К нам подошел секретарь комсомольского бюро полка Иван Литвинюк.

— О чем речь да совет? — поинтересовался он.

— О самолете толкуем. Думаем сберечь его до победных залпов, — ответил я.

— О, инициатива! Подхватим, распространим, — улыбнулся Литвинюк. — Но сейчас по приказанию командира я пришел пригласить вас на охоту, куропаток погонять, а если попадутся, то и зайчишек.

— Я, правда, не охотник, но компанию могу составить.

Минут через тридцать мы отправились в поле.

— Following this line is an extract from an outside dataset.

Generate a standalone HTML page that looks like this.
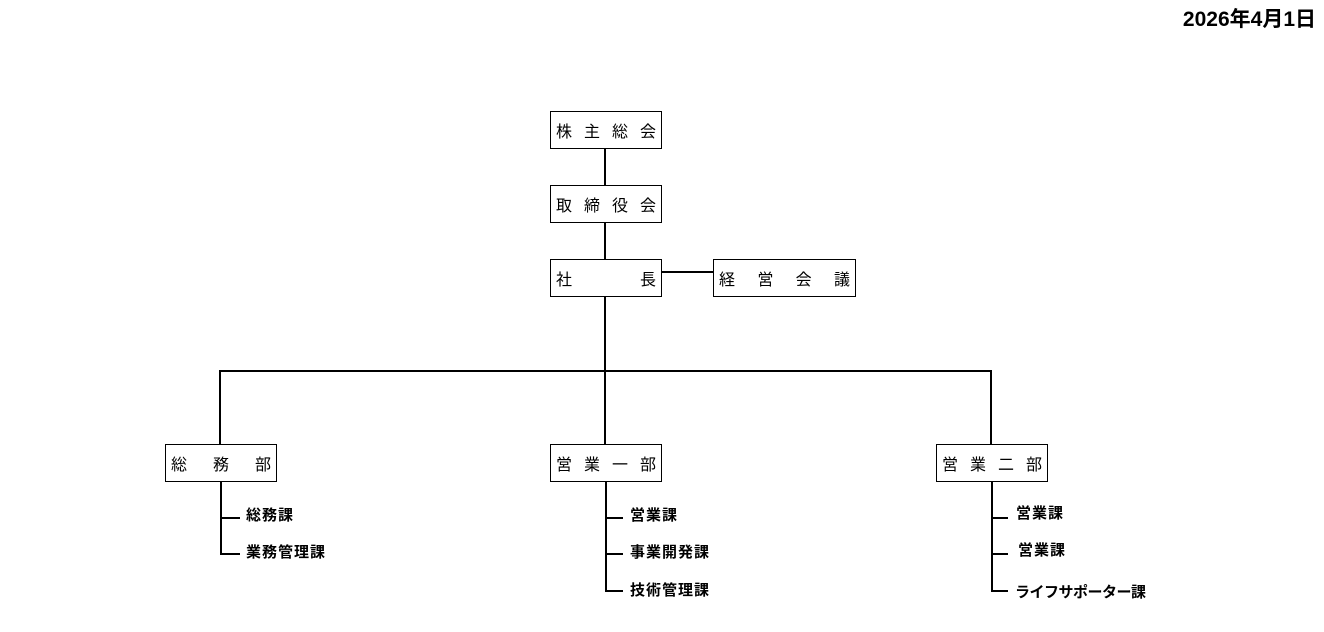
<!DOCTYPE html>
<html><head><meta charset="utf-8"><style>
body{margin:0;width:1324px;height:632px;background:#fff;position:relative;overflow:hidden;font-family:"Liberation Sans","Noto Sans CJK JP",sans-serif;color:#000}
.b{position:absolute;border:1.5px solid #000;box-sizing:border-box;height:38px;display:flex;justify-content:space-between;align-items:center;padding:0 5px;font-size:16px;background:#fff}
.l{position:absolute;background:#000}
.t{position:absolute;font-size:15px;font-weight:bold;line-height:16px;letter-spacing:1px}
</style></head><body>
<div class="t" style="right:8px;top:9px;font-size:21px;line-height:22px;letter-spacing:0">2026年4月1日</div>
<div class="l" style="left:604px;top:148px;width:1.5px;height:296px"></div>
<div class="l" style="left:661px;top:271px;width:52px;height:1.5px"></div>
<div class="l" style="left:219px;top:370px;width:773px;height:1.5px"></div>
<div class="l" style="left:219px;top:370px;width:1.5px;height:74px"></div>
<div class="l" style="left:990px;top:370px;width:1.5px;height:74px"></div>
<div class="b" style="left:550px;top:111px;width:112px"><span>株</span><span>主</span><span>総</span><span>会</span></div>
<div class="b" style="left:550px;top:185px;width:112px"><span>取</span><span>締</span><span>役</span><span>会</span></div>
<div class="b" style="left:550px;top:259px;width:112px"><span>社</span><span>長</span></div>
<div class="b" style="left:713px;top:259px;width:143px"><span>経</span><span>営</span><span>会</span><span>議</span></div>
<div class="b" style="left:165px;top:444px;width:112px"><span>総</span><span>務</span><span>部</span></div>
<div class="b" style="left:550px;top:444px;width:112px"><span>営</span><span>業</span><span>一</span><span>部</span></div>
<div class="b" style="left:936px;top:444px;width:112px"><span>営</span><span>業</span><span>二</span><span>部</span></div>
<div class="l" style="left:220px;top:482px;width:1.5px;height:72px"></div>
<div class="l" style="left:220px;top:517px;width:20px;height:1.5px"></div>
<div class="l" style="left:220px;top:553px;width:20px;height:1.5px"></div>
<div class="t" style="left:246px;top:508px">総務課</div>
<div class="t" style="left:246px;top:545px">業務管理課</div>
<div class="l" style="left:605px;top:482px;width:1.5px;height:109px"></div>
<div class="l" style="left:605px;top:517px;width:18px;height:1.5px"></div>
<div class="l" style="left:605px;top:553px;width:18px;height:1.5px"></div>
<div class="l" style="left:605px;top:590px;width:18px;height:1.5px"></div>
<div class="t" style="left:630px;top:508px">営業課</div>
<div class="t" style="left:630px;top:545px">事業開発課</div>
<div class="t" style="left:630px;top:583px">技術管理課</div>
<div class="l" style="left:991px;top:482px;width:1.5px;height:109px"></div>
<div class="l" style="left:991px;top:517px;width:17px;height:1.5px"></div>
<div class="l" style="left:991px;top:553px;width:17px;height:1.5px"></div>
<div class="l" style="left:991px;top:590px;width:17px;height:1.5px"></div>
<div class="t" style="left:1016px;top:506px">営業課</div>
<div class="t" style="left:1018px;top:543px">営業課</div>
<div class="t" style="left:1015px;top:585px;letter-spacing:-0.5px">ライフサポーター課</div>
</body></html>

Вдалеке синел лесок.

— Недавно я бродил здесь с ружьишком, — сказал Иван.

— Убил?

— А как же!

— Ноги и время? Здесь небось ничего нет, всю живность война распугала.

— Ну, это вы зря.

Свернув в кустарник, тянувшийся вдоль лощины, мы заметили стаю куропаток. Я прицелился.

— Далековато, не попадете, — предупредил Литвинюк.

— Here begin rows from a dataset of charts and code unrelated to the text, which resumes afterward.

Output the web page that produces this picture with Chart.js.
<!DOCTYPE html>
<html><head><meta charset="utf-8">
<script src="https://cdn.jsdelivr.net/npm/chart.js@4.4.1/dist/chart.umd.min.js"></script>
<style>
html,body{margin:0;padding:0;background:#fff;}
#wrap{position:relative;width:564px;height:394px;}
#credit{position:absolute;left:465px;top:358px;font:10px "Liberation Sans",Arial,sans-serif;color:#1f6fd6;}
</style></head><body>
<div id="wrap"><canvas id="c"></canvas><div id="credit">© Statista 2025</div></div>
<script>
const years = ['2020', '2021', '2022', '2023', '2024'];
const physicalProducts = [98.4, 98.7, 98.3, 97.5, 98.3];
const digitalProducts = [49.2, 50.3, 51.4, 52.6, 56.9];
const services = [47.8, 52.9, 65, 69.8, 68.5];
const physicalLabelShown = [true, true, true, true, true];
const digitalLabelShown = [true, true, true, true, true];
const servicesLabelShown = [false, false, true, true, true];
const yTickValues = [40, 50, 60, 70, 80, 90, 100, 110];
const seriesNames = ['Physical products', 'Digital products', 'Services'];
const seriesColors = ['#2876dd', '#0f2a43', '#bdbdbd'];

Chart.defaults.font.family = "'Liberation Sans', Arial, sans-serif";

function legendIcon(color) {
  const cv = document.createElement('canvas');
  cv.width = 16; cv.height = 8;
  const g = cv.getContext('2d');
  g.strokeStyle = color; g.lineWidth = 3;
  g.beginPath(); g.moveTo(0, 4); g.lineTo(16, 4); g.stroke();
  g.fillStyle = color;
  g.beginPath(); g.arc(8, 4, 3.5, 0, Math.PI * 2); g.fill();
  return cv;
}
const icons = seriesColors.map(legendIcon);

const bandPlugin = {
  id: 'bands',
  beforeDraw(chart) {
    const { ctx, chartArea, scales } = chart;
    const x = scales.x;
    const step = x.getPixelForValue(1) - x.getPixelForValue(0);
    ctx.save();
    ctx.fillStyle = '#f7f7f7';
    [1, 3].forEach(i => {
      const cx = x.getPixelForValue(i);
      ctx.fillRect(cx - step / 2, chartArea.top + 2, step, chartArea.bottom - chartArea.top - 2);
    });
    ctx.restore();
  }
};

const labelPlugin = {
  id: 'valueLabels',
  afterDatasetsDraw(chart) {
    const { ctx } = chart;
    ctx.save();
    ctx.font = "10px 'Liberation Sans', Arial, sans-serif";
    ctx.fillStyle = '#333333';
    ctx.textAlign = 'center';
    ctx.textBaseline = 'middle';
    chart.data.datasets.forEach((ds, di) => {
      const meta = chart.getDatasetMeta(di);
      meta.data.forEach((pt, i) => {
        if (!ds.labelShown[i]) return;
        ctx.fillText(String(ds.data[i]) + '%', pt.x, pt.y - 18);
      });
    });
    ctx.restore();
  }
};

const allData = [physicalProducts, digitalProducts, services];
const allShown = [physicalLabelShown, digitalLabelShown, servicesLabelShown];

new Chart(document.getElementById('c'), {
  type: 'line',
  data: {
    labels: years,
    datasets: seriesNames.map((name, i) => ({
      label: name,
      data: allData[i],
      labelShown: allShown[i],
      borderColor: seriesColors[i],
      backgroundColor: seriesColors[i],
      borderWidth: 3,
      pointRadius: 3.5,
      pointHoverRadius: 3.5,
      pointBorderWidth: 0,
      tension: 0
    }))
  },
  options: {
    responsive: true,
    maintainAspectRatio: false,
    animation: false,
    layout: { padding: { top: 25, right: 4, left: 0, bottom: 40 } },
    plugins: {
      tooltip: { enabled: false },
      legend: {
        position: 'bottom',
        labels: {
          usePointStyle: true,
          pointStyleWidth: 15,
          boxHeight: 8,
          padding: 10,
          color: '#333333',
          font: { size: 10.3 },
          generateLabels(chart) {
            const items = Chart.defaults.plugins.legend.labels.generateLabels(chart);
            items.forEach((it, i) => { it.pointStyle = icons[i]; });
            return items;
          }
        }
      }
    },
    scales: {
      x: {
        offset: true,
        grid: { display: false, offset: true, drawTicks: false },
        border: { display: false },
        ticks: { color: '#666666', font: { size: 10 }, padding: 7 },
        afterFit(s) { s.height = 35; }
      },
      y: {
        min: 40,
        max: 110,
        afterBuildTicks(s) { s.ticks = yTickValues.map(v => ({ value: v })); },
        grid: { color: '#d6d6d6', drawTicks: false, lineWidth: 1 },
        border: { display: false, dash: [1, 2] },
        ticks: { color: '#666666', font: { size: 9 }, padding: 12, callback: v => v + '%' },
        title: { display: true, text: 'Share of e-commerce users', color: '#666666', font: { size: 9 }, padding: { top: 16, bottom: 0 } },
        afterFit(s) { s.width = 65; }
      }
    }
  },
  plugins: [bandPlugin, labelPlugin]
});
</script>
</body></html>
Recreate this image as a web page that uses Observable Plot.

— Попаду. На спор с Ильей Чумбаревым в карманные часы с двадцати пяти метров угораздил. С тех пор Илюшка ходит без часов.

— Ну что же, стреляйте.

Я спустил курок. На снегу затрепыхалась куропатка. Выстрелил еще. И снова удачно.

— Теперь ты стреляй, комсомол.

Литвинюк прицелился. Раздался выстрел. Еще одна куропатка! Остальные разлетелись. Подобрав трофеи, мы пошли дальше.

— Мне под Сталинградом Поселянов рассказывал, как в детстве он индюков руками ловил, — вспомнил Литвинюк одну из шуток лейтенанта.

— И что же?

— А то, что добыча у него побогаче нашей была. Заберется, как он говорил, в чужой сарай, где индюки на жердях сидят, возьмет грабли и толкает снизу крайнего. Индюк с жерди — на грабли, а Поселянов с граблей его да в мешок. Второй индюк занимает место первого. Поселянов и второго в мешок… Да, вздохнул Иван, — умел адъютант байки рассказывать…

— Почему умел? Он и сейчас умеет.

— Но ведь Поселянов погиб…

— Нет, Ваня, не погиб. Говорят, недавно его видели. Правда, шел он под конвоем. Но я думаю, что это какое-то недоразумение. К немцам он мог попасть только в бессознательном состоянии. А теперь вот освободили его вместе с другими. Разберутся, я уверен.

— В таких случаях Саша Денисов говорит: Доказывай, что ты не верблюд. Пока разберутся, война кончится. Но я думаю, что честь человеку нужна не только во время войны…

— Правильно думаешь, комсомол. Разговаривая, мы углублялись в заросли кустарника.

Неожиданно, почти из-под самых ног, вылетела большая птица. Оторопев от неожиданности, мы остановились.

— Фазан! — крикнул Литвинюк.

Да, это был фазан. Искали мы его минут двадцать, но так и не нашли. Решили пойти через косогор в другой перелесок. Вскоре на возвышенности заметили зайца, пересекавшего дорогу. Иван вскинул винтовку и сказал:

— Первым стреляю я, вторым вы.

Прогремел выстрел. Литвинюк побежал к своей добыче и спустя минуту поднял за уши длинного зайца.

— А вы говорили, что я не умею стрелять! — торжествовал Иван, хотя я вовсе не говорил этого.

К концу охоты и мне повезло. Домой мы возвращались с богатой добычей. Но трофеи не радовали: думалось о нелегкой судьбе лейтенанта Поселянова…

Адъютант эскадрильи Михаил Трофимович Савченко объявил, что все, кто свободен от полетов, могут идти в баню.